La tercera pieza es el ruh, o energía vivificadora –la «energía», la «fuerza», el «aliento» que da vida al conjunto de elementos inertes que constituyen el cuerpo en el que va montada la nafs.
Estas son las tres piezas del mecanismo «ser vivo».
Sin embargo, el elemento diferenciador que distingue entre el hombre y el resto de los seres vivos que habitan en la Tierra es la consciencia –que interactúa con las capacidades cognitivas a través del dispositivo llamado fuad, que podríamos traducir por «corazón sutil» o «corazón de la derecha». Y esta consciencia activa la reflexión, que, a su vez, nos lleva a indagar sobre la identidad del Diseñador, Productor, Creador… de este universo en el que nos encontramos inmersos sin que hayamos tenido nada que ver en su diseño y configuración, ni nosotros, ni ninguna otra especie viva. Es la consciencia la que nos hace inmortales, la que hace inmortal a la nafs, que irá cambiando de cuerpos según abandona una fase existencial para pasar a la siguiente.

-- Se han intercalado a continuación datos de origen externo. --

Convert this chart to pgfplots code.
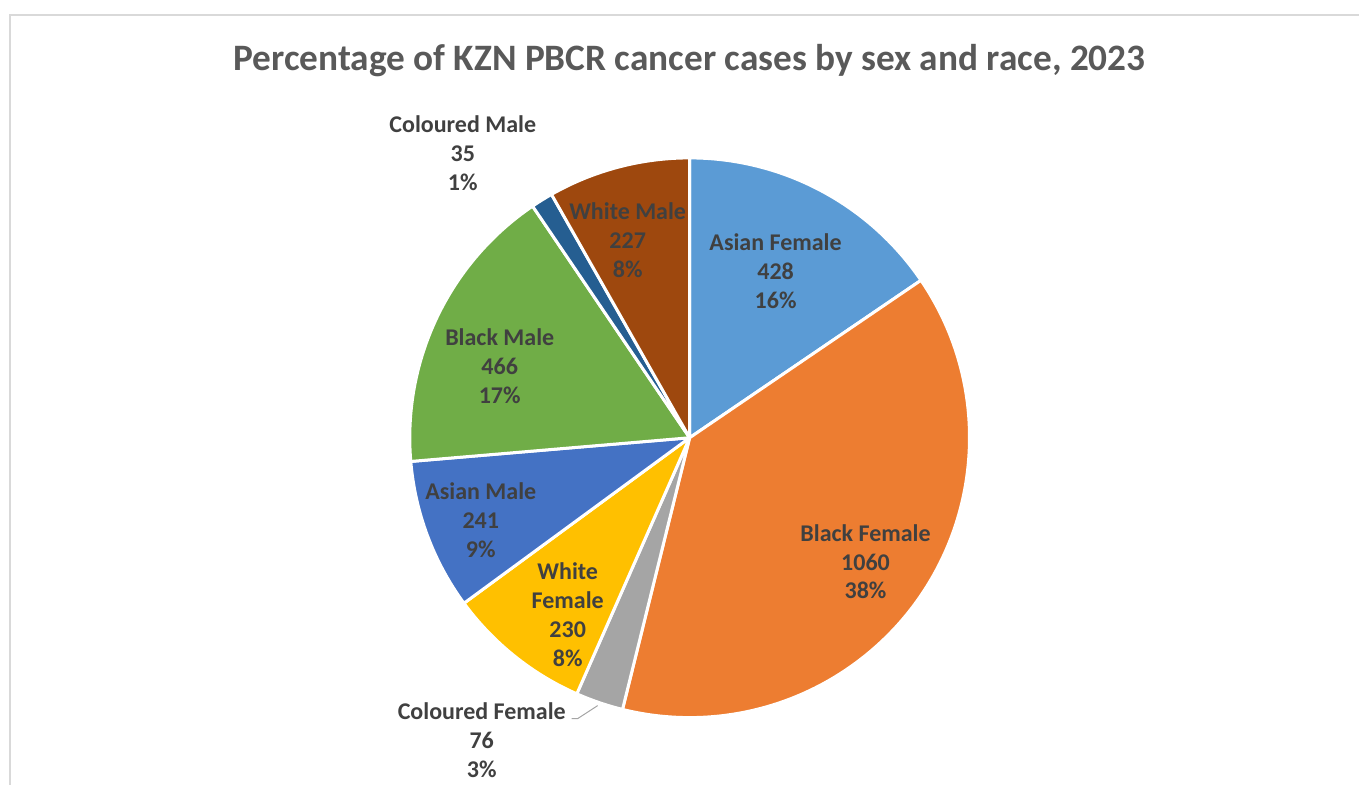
\documentclass[border=0pt]{standalone}
\usepackage{pgfplots}
\usepackage{pgfplotstable}
\pgfplotsset{compat=1.18}
\usepackage{fontspec}
\setmainfont{Carlito}
\definecolor{cAF}{HTML}{5B9BD5}
\definecolor{cBF}{HTML}{ED7D31}
\definecolor{cCF}{HTML}{A5A5A5}
\definecolor{cWF}{HTML}{FFC000}
\definecolor{cAM}{HTML}{4472C4}
\definecolor{cBM}{HTML}{70AD47}
\definecolor{cCM}{HTML}{255E91}
\definecolor{cWM}{HTML}{9E480E}
\definecolor{txt}{HTML}{404040}
\definecolor{ttl}{HTML}{595959}
\definecolor{frame}{HTML}{D9D9D9}

\pgfplotstableread{
value col
428 cAF
1060 cBF
76 cCF
230 cWF
241 cAM
466 cBM
35 cCM
227 cWM
}\piedata

\begin{document}
\begin{tikzpicture}
% totals and slice angles from the table
\gdef\total{0}
\pgfplotstableforeachcolumnelement{value}\of\piedata\as\v{%
  \pgfmathparse{\total+\v}\xdef\total{\pgfmathresult}}
\gdef\cum{0}
\pgfplotstableforeachcolumnelement{value}\of\piedata\as\v{%
  \pgfmathparse{90-360*(\cum/\total)}\expandafter\xdef\csname sA\pgfplotstablerow\endcsname{\pgfmathresult}%
  \pgfmathparse{\cum+\v}\xdef\cum{\pgfmathresult}%
  \pgfmathparse{90-360*(\cum/\total)}\expandafter\xdef\csname sB\pgfplotstablerow\endcsname{\pgfmathresult}%
  \pgfplotstablegetelem{\pgfplotstablerow}{col}\of\piedata
  \expandafter\xdef\csname sC\pgfplotstablerow\endcsname{\pgfplotsretval}%
}
\begin{axis}[
  width=1360bp, height=785bp, scale only axis,
  xmin=0, xmax=1360, ymin=0, ymax=785,
  hide axis, clip=false,
]
\path (axis cs:0,0) rectangle (axis cs:1360,785);
\draw[frame, line width=1.5bp] (axis cs:10,0) -- (axis cs:10,770) -- (axis cs:1360,770);
\pgfplotsinvokeforeach{0,...,7}{%
  \edef\doslice{\noexpand\fill[\csname sC#1\endcsname, draw=white, line width=3bp, line join=round]
    (axis cs:690,347) -- ([shift={(\csname sA#1\endcsname:280bp)}]axis cs:690,347)
    arc[start angle=\csname sA#1\endcsname, end angle=\csname sB#1\endcsname, radius=280bp] -- cycle;}%
  \doslice
}
\draw[cCF, line width=1bp] (axis cs:572,66) -- (axis cs:578,66) -- (axis cs:598,79);
\node[font=\fontsize{37.3bp}{44bp}\selectfont\bfseries, text=ttl, anchor=base] at (axis cs:690,714)
  {Percentage of KZN PBCR cancer cases by sex and race, 2023};
\tikzset{lab/.style={align=center, font=\fontsize{24bp}{29bp}\selectfont\bfseries, text=txt, anchor=center, inner sep=0pt}}
\node[lab] at (axis cs:776,514) {Asian Female\\428\\16\%};
\node[lab] at (axis cs:866,223) {Black Female\\1060\\38\%};
\node[lab] at (axis cs:482,44) {Coloured Female\\76\\3\%};
\node[lab] at (axis cs:568,170) {White\\Female\\230\\8\%};
\node[lab] at (axis cs:481,265) {Asian Male\\241\\9\%};
\node[lab] at (axis cs:500,419) {Black Male\\466\\17\%};
\node[lab] at (axis cs:463,632) {Coloured Male\\35\\1\%};
\node[lab] at (axis cs:628,545) {White Male\\227\\8\%};
\end{axis}
\end{tikzpicture}
\end{document}
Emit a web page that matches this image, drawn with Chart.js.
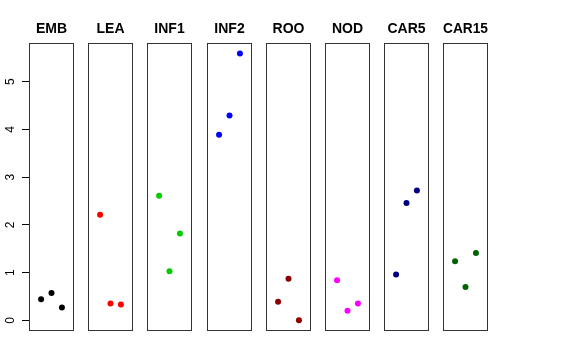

¿No es, pues, un altercado epistemológico el intentar averiguar qué es lo que nos mata en vez de entender que la muerte es un elemento imprescindible del viaje existencial? Por lo tanto, busquemos la salud, no la longevidad.
Nos interesa mantener activa la consciencia, de forma que nos convirtamos en testigos de la creación, de su Creador y del PROYECTO SER HUMANO, para cuya consecución se ha originado este universo.
Los biólogos ya no saldrán de su fatal extravío. Incluso se están enclaustrando detrás del muro de su conocimiento intrascendente.